AIM: Can you transcribe the data exactly? Leave the pictures out.

[START RECORDED DATA]

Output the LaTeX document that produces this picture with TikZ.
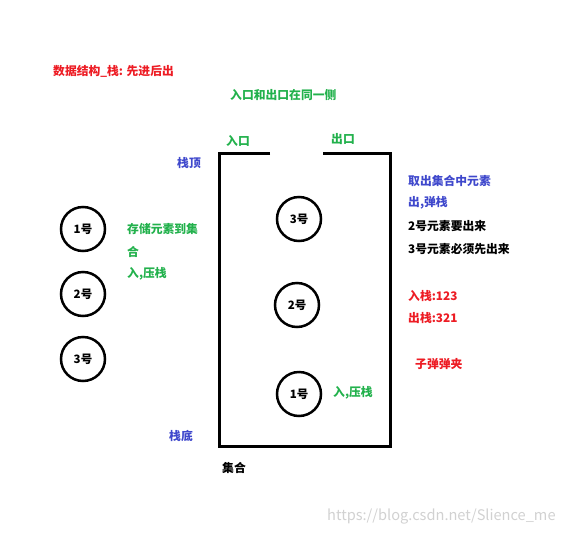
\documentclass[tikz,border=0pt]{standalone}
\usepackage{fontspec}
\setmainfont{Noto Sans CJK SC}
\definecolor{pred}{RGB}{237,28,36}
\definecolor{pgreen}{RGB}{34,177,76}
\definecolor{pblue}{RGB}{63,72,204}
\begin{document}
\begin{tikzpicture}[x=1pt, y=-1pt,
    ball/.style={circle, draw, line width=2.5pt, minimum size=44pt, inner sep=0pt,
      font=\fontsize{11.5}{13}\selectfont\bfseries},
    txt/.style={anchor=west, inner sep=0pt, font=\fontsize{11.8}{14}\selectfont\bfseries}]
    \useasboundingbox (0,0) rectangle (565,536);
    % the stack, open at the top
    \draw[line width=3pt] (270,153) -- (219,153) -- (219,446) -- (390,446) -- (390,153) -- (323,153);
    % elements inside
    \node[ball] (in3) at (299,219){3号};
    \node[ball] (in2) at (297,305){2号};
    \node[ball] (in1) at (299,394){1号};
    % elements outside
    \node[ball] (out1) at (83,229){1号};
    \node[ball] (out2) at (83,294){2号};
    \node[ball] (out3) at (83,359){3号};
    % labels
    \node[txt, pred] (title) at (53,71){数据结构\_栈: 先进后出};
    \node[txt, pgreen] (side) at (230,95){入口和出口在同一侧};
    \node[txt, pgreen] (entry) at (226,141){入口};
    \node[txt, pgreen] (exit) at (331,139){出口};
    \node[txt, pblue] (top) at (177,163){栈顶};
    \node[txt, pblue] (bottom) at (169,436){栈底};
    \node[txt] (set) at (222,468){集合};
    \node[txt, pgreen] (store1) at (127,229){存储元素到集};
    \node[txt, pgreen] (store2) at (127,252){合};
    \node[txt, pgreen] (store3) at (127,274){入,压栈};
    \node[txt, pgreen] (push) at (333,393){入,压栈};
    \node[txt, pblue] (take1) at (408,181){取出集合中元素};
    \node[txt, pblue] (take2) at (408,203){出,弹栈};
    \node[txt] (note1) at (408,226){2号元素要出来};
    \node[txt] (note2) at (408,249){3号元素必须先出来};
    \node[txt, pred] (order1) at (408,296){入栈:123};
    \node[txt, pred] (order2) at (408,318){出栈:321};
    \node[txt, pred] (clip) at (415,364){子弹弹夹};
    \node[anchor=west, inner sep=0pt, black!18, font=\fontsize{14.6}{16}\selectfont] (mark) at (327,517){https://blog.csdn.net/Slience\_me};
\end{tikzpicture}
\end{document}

[END RECORDED DATA]

EXERCISE ANSWER:
Output the LaTeX document that produces this picture with TikZ.
\documentclass[tikz,border=0pt]{standalone}
\usepackage{fontspec}
\setmainfont{Noto Sans CJK SC}
\definecolor{pred}{RGB}{237,28,36}
\definecolor{pgreen}{RGB}{34,177,76}
\definecolor{pblue}{RGB}{63,72,204}
\begin{document}
\begin{tikzpicture}[x=1pt, y=-1pt,
    ball/.style={circle, draw, line width=2.5pt, minimum size=44pt, inner sep=0pt,
      font=\fontsize{11.5}{13}\selectfont\bfseries},
    txt/.style={anchor=west, inner sep=0pt, font=\fontsize{11.8}{14}\selectfont\bfseries}]
    \useasboundingbox (0,0) rectangle (565,536);
    % the stack, open at the top
    \draw[line width=3pt] (270,153) -- (219,153) -- (219,446) -- (390,446) -- (390,153) -- (323,153);
    % elements inside
    \node[ball] (in3) at (299,219){3号};
    \node[ball] (in2) at (297,305){2号};
    \node[ball] (in1) at (299,394){1号};
    % elements outside
    \node[ball] (out1) at (83,229){1号};
    \node[ball] (out2) at (83,294){2号};
    \node[ball] (out3) at (83,359){3号};
    % labels
    \node[txt, pred] (title) at (53,71){数据结构\_栈: 先进后出};
    \node[txt, pgreen] (side) at (230,95){入口和出口在同一侧};
    \node[txt, pgreen] (entry) at (226,141){入口};
    \node[txt, pgreen] (exit) at (331,139){出口};
    \node[txt, pblue] (top) at (177,163){栈顶};
    \node[txt, pblue] (bottom) at (169,436){栈底};
    \node[txt] (set) at (222,468){集合};
    \node[txt, pgreen] (store1) at (127,229){存储元素到集};
    \node[txt, pgreen] (store2) at (127,252){合};
    \node[txt, pgreen] (store3) at (127,274){入,压栈};
    \node[txt, pgreen] (push) at (333,393){入,压栈};
    \node[txt, pblue] (take1) at (408,181){取出集合中元素};
    \node[txt, pblue] (take2) at (408,203){出,弹栈};
    \node[txt] (note1) at (408,226){2号元素要出来};
    \node[txt] (note2) at (408,249){3号元素必须先出来};
    \node[txt, pred] (order1) at (408,296){入栈:123};
    \node[txt, pred] (order2) at (408,318){出栈:321};
    \node[txt, pred] (clip) at (415,364){子弹弹夹};
    \node[anchor=west, inner sep=0pt, black!18, font=\fontsize{14.6}{16}\selectfont] (mark) at (327,517){https://blog.csdn.net/Slience\_me};
\end{tikzpicture}
\end{document}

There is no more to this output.